Cape Town

Mosibudi Mangena plans steps to woo young scientists.

An applied mathematician has been appointed minister of science and technology in the new South African government — and has pledged to start bringing more young people into science.

Since apartheid collapsed ten years ago, the average age of South Africa's scientific workforce has gone up, with few young researchers being recruited. The country's share of global published scientific output fell from 0.8% in 1990 to 0.5% in 2000 (A. Pouris S. Afr. J. Sci. 99, 425–427; 2003).

But the new minister, 56-year-old Mosibudi Mangena, who holds a master's degree from the University of South Africa, has said he will confront the problem. “To redress this situation, we urgently need to identify talent and nurture it,” he said shortly after his appointment on 29 April.

Mangena, a former political prisoner and exile, is the head of a tiny minority left-wing party, the Azanian People's Organisation, which secured only one seat in parliament in the recent elections. He was previously deputy minister of education. But because he is not a member of President Thabo Mbeki's African National Congress, which dominates the new government, some scientists fear that Mangena will have a tough job making his voice heard.
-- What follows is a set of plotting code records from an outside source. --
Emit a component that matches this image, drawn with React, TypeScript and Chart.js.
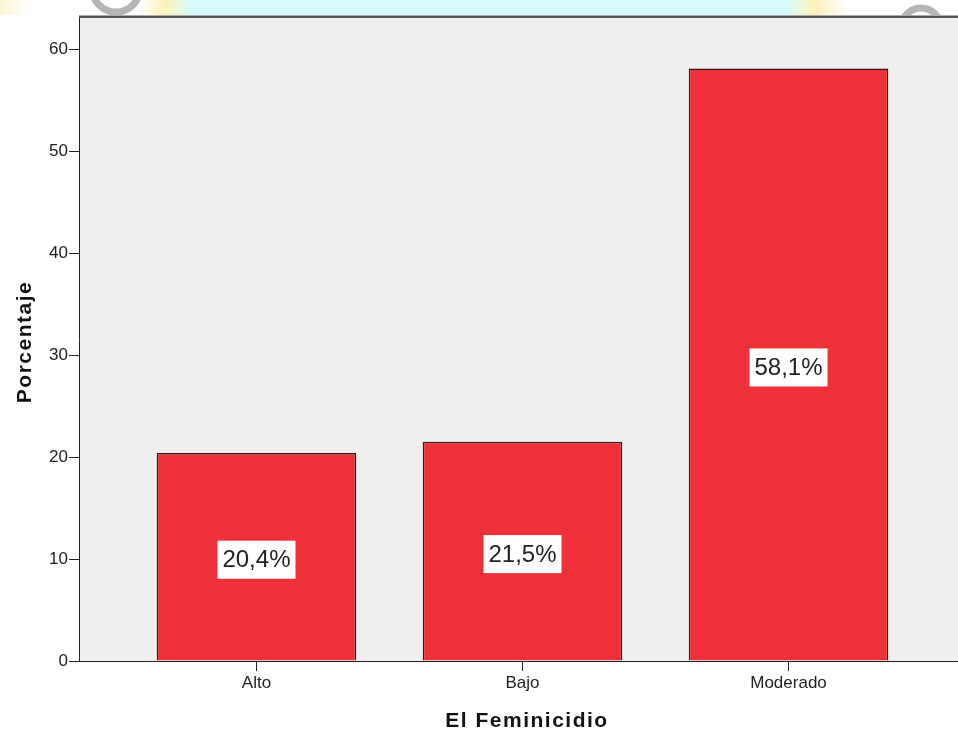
import { useEffect, useRef } from 'react';
import { Chart, registerables } from 'chart.js';

Chart.register(...registerables);

const categories = ['Alto', 'Bajo', 'Moderado'];
const percentages = [20.4, 21.5, 58.1];
const valueLabels = ['20,4%', '21,5%', '58,1%'];
const xTitle = 'El Feminicidio';
const yTitle = 'Porcentaje';

const FONT = '"Liberation Sans", Arial, sans-serif';

const decorPlugin = {
  id: 'decor',
  beforeDraw(chart: any) {
    const { ctx, chartArea: a, width, height } = chart;
    ctx.save();
    ctx.fillStyle = '#ffffff';
    ctx.fillRect(0, 0, width, height);
    // watermark band at the top
    const bandH = a.top - 2;
    const g = ctx.createLinearGradient(0, 0, width, 0);
    g.addColorStop(0, '#fdf5d2');
    g.addColorStop(0.03, '#ffffff');
    g.addColorStop(0.145, '#ffffff');
    g.addColorStop(0.172, '#fdf1b8');
    g.addColorStop(0.2, '#d6fdfd');
    g.addColorStop(0.822, '#d6fdfd');
    g.addColorStop(0.85, '#fdf1b8');
    g.addColorStop(0.885, '#ffffff');
    g.addColorStop(1, '#ffffff');
    ctx.fillStyle = g;
    ctx.fillRect(0, 0, width, bandH);
    ctx.beginPath();
    ctx.rect(0, 0, width, bandH);
    ctx.clip();
    ctx.strokeStyle = '#b5b5b5';
    ctx.lineWidth = 7;
    ctx.beginPath();
    ctx.arc(116, -12, 24, 0, Math.PI);
    ctx.stroke();
    ctx.beginPath();
    ctx.arc(921, 28, 20, Math.PI, 2 * Math.PI);
    ctx.stroke();
    ctx.restore();
    // plot background
    ctx.save();
    ctx.fillStyle = '#efefef';
    ctx.fillRect(a.left, a.top, a.right - a.left, a.bottom - a.top);
    ctx.restore();
  },
  afterDatasetsDraw(chart: any) {
    const { ctx } = chart;
    const meta = chart.getDatasetMeta(0);
    ctx.save();
    ctx.font = '24px ' + FONT;
    ctx.textAlign = 'center';
    ctx.textBaseline = 'middle';
    meta.data.forEach((bar: any, i: number) => {
      const text = valueLabels[i];
      const w = ctx.measureText(text).width + 10;
      const h = 38;
      const cx = bar.x;
      const cy = (bar.y + bar.base) / 2 + 3;
      ctx.fillStyle = '#ffffff';
      ctx.fillRect(cx - w / 2, cy - h / 2, w, h);
      ctx.fillStyle = '#222222';
      ctx.fillText(text, cx, cy + 1);
    });
    ctx.restore();
  },
  afterDraw(chart: any) {
    const { ctx, chartArea: a, width } = chart;
    ctx.save();
    // top frame line
    ctx.fillStyle = '#aaaaaa';
    ctx.fillRect(a.left, a.top - 2, width - a.left, 1);
    ctx.fillStyle = '#555555';
    ctx.fillRect(a.left, a.top - 1, width - a.left, 2);
    // axis titles
    ctx.fillStyle = '#111111';
    ctx.font = 'bold 21px ' + FONT;
    (ctx as any).letterSpacing = '1.5px';
    ctx.textAlign = 'center';
    ctx.textBaseline = 'alphabetic';
    ctx.fillText(xTitle, 527, 727);
    ctx.translate(31, 342);
    ctx.rotate(-Math.PI / 2);
    ctx.fillText(yTitle, 0, 0);
    ctx.restore();
  },
};

export default function App() {
  const ref = useRef<HTMLCanvasElement | null>(null);

  useEffect(() => {
    if (!ref.current) return;
    Chart.defaults.font.family = FONT;
    const chart = new Chart(ref.current, {
      type: 'bar',
      data: {
        datasets: [
          {
            data: percentages.map((v, i) => ({ x: i, y: v })),
            backgroundColor: '#ee3139',
            borderColor: '#3a1515',
            borderWidth: 1.5,
            categoryPercentage: 1,
            barPercentage: 0.75,
          },
        ],
      },
      options: {
        responsive: false,
        animation: false,
        layout: { padding: { top: 17, left: 0, right: 0, bottom: 0 } },
        plugins: {
          legend: { display: false },
          tooltip: { enabled: false },
        },
        scales: {
          x: {
            type: 'linear',
            min: -0.667,
            max: 2.637,
            offset: false,
            afterFit: (s: any) => {
              s.height = 70;
            },
            afterBuildTicks: (s: any) => {
              s.ticks = categories.map((_, i) => ({ value: i }));
            },
            ticks: {
              autoSkip: false,
              maxRotation: 0,
              padding: 2,
              color: '#222222',
              font: { size: 17 },
              callback: (v: any) => categories[v as number] ?? '',
            },
            grid: {
              offset: false,
              drawOnChartArea: false,
              drawTicks: true,
              tickLength: 10,
              color: '#222222',
            },
            border: { color: '#222222', width: 1 },
          },
          y: {
            min: 0,
            max: 63.14,
            afterFit: (s: any) => {
              s.width = 79;
            },
            ticks: {
              stepSize: 10,
              includeBounds: false,
              padding: 1,
              color: '#222222',
              font: { size: 17 },
            },
            grid: {
              drawOnChartArea: false,
              drawTicks: true,
              tickLength: 10,
              color: '#222222',
            },
            border: { color: '#222222', width: 1 },
          },
        },
      },
      plugins: [decorPlugin],
    });
    return () => chart.destroy();
  }, []);

  return (
    <div style={{ position: 'absolute', left: 0, top: 0, width: 958, height: 731, overflow: 'hidden' }}>
      <canvas ref={ref} width={958} height={731} style={{ display: 'block' }} />
    </div>
  );
}
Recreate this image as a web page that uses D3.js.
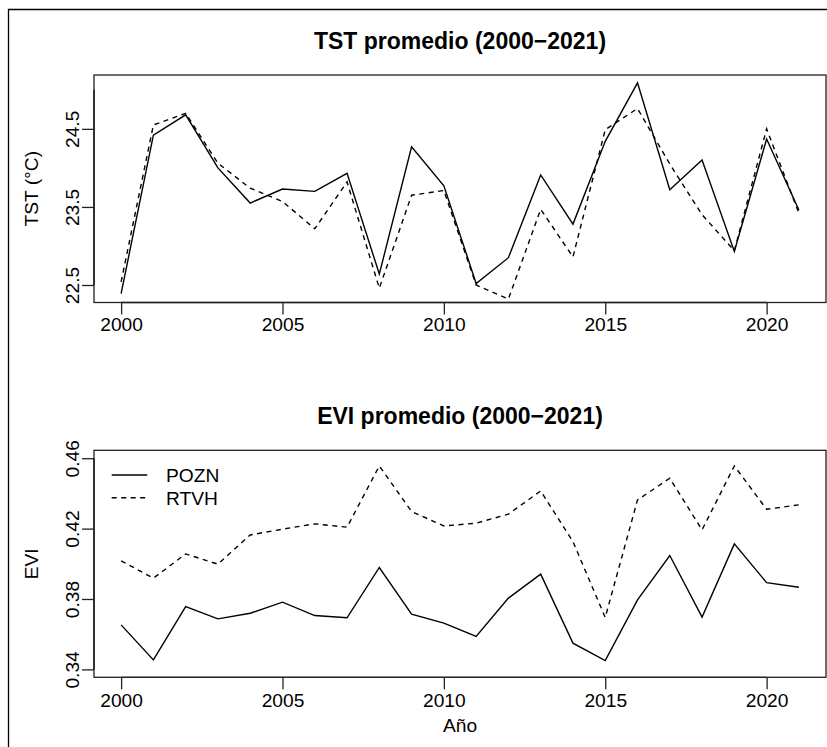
<!DOCTYPE html>
<html>
<head>
<meta charset="utf-8">
<script src="https://cdn.jsdelivr.net/npm/d3@7"></script>
<style>
  html, body { margin: 0; padding: 0; background: #fff; }
  svg { display: block; font-family: "Liberation Sans", Arial, Helvetica, sans-serif; }
</style>
</head>
<body>
<div id="chart"></div>
<script>
// Datos
const years = d3.range(2000, 2022);

const tstPOZN = [22.39, 24.42, 24.68, 24.00, 23.55, 23.73, 23.70, 23.93, 22.64, 24.27,
                 23.77, 22.52, 22.85, 23.91, 23.28, 24.34, 25.09, 23.72, 24.10, 22.93,
                 24.37, 23.46];
const tstRTVH = [22.54, 24.55, 24.70, 24.06, 23.74, 23.57, 23.22, 23.82, 22.46, 23.65,
                 23.71, 22.50, 22.32, 23.47, 22.86, 24.49, 24.76, 24.05, 23.40, 22.94,
                 24.50, 23.42];

const eviPOZN = [0.3653, 0.3454, 0.3757, 0.3687, 0.3719, 0.3782, 0.3706, 0.3693, 0.3979, 0.3714,
                 0.3663, 0.3587, 0.3805, 0.3941, 0.3549, 0.3450, 0.3795, 0.4047, 0.3697, 0.4113,
                 0.3893, 0.3867];
const eviRTVH = [0.4017, 0.3918, 0.4056, 0.3998, 0.4164, 0.4197, 0.4227, 0.4208, 0.4556, 0.4297,
                 0.4215, 0.4231, 0.4282, 0.4414, 0.4126, 0.3695, 0.4363, 0.4486, 0.4193, 0.4556,
                 0.4310, 0.4335];

const xTicks = [2000, 2005, 2010, 2015, 2020];
const tstTicks = [22.5, 23.5, 24.5];
const eviTicks = [0.34, 0.38, 0.42, 0.46];
const legendLabels = ["POZN", "RTVH"];

const width = 827, height = 747;
const fontSize = 19.2;

const svg = d3.select("#chart").append("svg")
  .attr("width", width)
  .attr("height", height);

// Marco exterior (recortado por la ventana)
svg.append("path")
  .attr("d", `M8.5,${height} V9.5 H${width}`)
  .attr("fill", "none")
  .attr("stroke", "#000")
  .attr("stroke-width", 1.3);

const x = d3.scaleLinear().domain([1999.16, 2021.84]).range([94, 826]);

// Dibuja un panel completo
function drawPanel(opts) {
  const { top, bottom, yDomain, yTicks, yFormat, axisTop, title, titleY, ylab,
          xlabY, series, showLegend, xTitle } = opts;
  const y = d3.scaleLinear().domain(yDomain).range([bottom, top]);
  const g = svg.append("g");

  // Líneas de datos
  const line = d3.line().x((d, i) => x(years[i])).y(d => y(d));
  series.forEach(s => {
    g.append("path")
      .datum(s.values)
      .attr("fill", "none")
      .attr("stroke", "#000")
      .attr("stroke-width", 1.4)
      .attr("stroke-dasharray", s.dash)
      .attr("d", line);
  });

  // Caja
  g.append("rect")
    .attr("x", x.range()[0])
    .attr("y", top)
    .attr("width", x.range()[1] - x.range()[0])
    .attr("height", bottom - top)
    .attr("fill", "none")
    .attr("stroke", "#222")
    .attr("stroke-width", 1.3);

  // Eje X
  const xAxis = g.append("g")
    .attr("transform", `translate(0,${bottom})`)
    .call(d3.axisBottom(x).tickValues(xTicks).tickFormat(d3.format("d"))
      .tickSize(12).tickSizeOuter(0));
  xAxis.select(".domain").remove();
  xAxis.selectAll(".tick line").attr("stroke", "#222").attr("stroke-width", 1.3);
  xAxis.selectAll(".tick text")
    .attr("font-size", fontSize)
    .attr("font-family", "Liberation Sans, Arial, sans-serif")
    .attr("fill", "#000")
    .attr("y", null).attr("dy", null)
    .attr("transform", `translate(0,${xlabY - bottom})`);
  g.append("line")
    .attr("x1", x(xTicks[0])).attr("x2", x(xTicks[xTicks.length - 1]))
    .attr("y1", bottom).attr("y2", bottom)
    .attr("stroke", "#222").attr("stroke-width", 1.3);

  // Eje Y
  const yAxis = g.append("g")
    .attr("transform", `translate(${x.range()[0]},0)`)
    .call(d3.axisLeft(y).tickValues(yTicks).tickFormat(yFormat)
      .tickSize(12).tickSizeOuter(0));
  yAxis.select(".domain").remove();
  yAxis.selectAll(".tick line").attr("stroke", "#222").attr("stroke-width", 1.3);
  yAxis.selectAll(".tick text")
    .attr("font-size", fontSize)
    .attr("font-family", "Liberation Sans, Arial, sans-serif")
    .attr("fill", "#000")
    .attr("x", null).attr("dy", null)
    .attr("text-anchor", "middle")
    .attr("transform", `translate(-15,0) rotate(-90)`);
  g.append("line")
    .attr("x1", x.range()[0]).attr("x2", x.range()[0])
    .attr("y1", y(yTicks[0])).attr("y2", y(axisTop))
    .attr("stroke", "#222").attr("stroke-width", 1.6);

  // Título
  svg.append("text")
    .attr("x", (x.range()[0] + x.range()[1]) / 2)
    .attr("y", titleY)
    .attr("text-anchor", "middle")
    .attr("font-size", 23)
    .attr("font-weight", "bold")
    .text(title);

  // Etiqueta eje Y
  const cy = (top + bottom) / 2;
  svg.append("text")
    .attr("transform", `translate(38,${cy}) rotate(-90)`)
    .attr("text-anchor", "middle")
    .attr("font-size", fontSize)
    .text(ylab);

  if (xTitle) {
    svg.append("text")
      .attr("x", (x.range()[0] + x.range()[1]) / 2)
      .attr("y", 731.5)
      .attr("text-anchor", "middle")
      .attr("font-size", fontSize)
      .text(xTitle);
  }

  if (showLegend) {
    const leg = svg.append("g");
    series.forEach((s, i) => {
      const ly = 475 + i * 22.7;
      leg.append("line")
        .attr("x1", 111.7).attr("x2", 147.3)
        .attr("y1", ly).attr("y2", ly)
        .attr("stroke", "#000").attr("stroke-width", 1.4)
        .attr("stroke-dasharray", s.dash);
      leg.append("text")
        .attr("x", 166)
        .attr("y", ly + 6.8)
        .attr("font-size", fontSize)
        .text(legendLabels[i]);
    });
  }
}

drawPanel({
  top: 75, bottom: 302.5,
  yDomain: [22.276, 25.19],
  yTicks: tstTicks,
  yFormat: d3.format(".1f"),
  axisTop: 25.0,
  title: "TST promedio (2000\u22122021)",
  titleY: 49,
  ylab: "TST (°C)",
  xlabY: 331,
  series: [
    { values: tstPOZN, dash: null },
    { values: tstRTVH, dash: "5,4.5" }
  ]
});

drawPanel({
  top: 450.3, bottom: 677.3,
  yDomain: [0.3355, 0.4645],
  yTicks: eviTicks,
  yFormat: d3.format(".2f"),
  axisTop: 0.46,
  title: "EVI promedio (2000\u22122021)",
  titleY: 423.5,
  ylab: "EVI",
  xlabY: 706.5,
  xTitle: "Año",
  showLegend: true,
  series: [
    { values: eviPOZN, dash: null },
    { values: eviRTVH, dash: "5,4.5" }
  ]
});
</script>
</body>
</html>
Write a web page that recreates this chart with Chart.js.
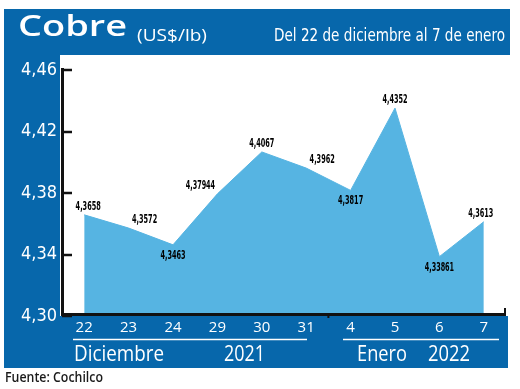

He says that his main task will be to persuade the cabinet to reverse the past decade's 30% decline in South African spending, as a proportion of the economy, on research and development. This has recently increased slightly, from 0.69% in 1997–98 to 0.76% in 2001–02, but it is still far from the target of 1% by next year that was set out in a national research strategy published in 2002.

Mangena says he is confident that the government will see the wisdom of increasing research spending, despite other pressing demands for social services. “The president has already committed the government to a higher profile for science and technology,” he says. “Once we have committed more funds, we shall have to find ways of persuading the private sector to follow suit.”

But the biggest problem facing the new minister is to attract more young people into science, which is widely viewed as arcane and poorly paid. Only 4,800 black pupils achieved a higher-grade pass in mathematics in the school-leaving examinations last year, and science courses were the least popular at universities.

The apartheid government, “for all its faults, provided resources for research”, concedes Mangena. As a consequence, most of the country's research base is concentrated in its science councils and in a few historically predominantly white universities. “I don't think that it is feasible for all the country's universities to be doing top-level research,” he says, “but it is essential that research institutions change radically, and do not remain a white preserve.”

Khotso Mokhele, president of the National Research Foundation, the country's main grant funding agency, says he was “delighted” with Mangena's appointment because of his qualifications as an applied mathematician and also his understanding of the problems facing researchers.

Fritz Hahne, director of the African Institute for Mathematical Sciences in Cape Town, also welcomed Mangena's appointment “on account of his strong track record of support for science, and mathematics in particular”.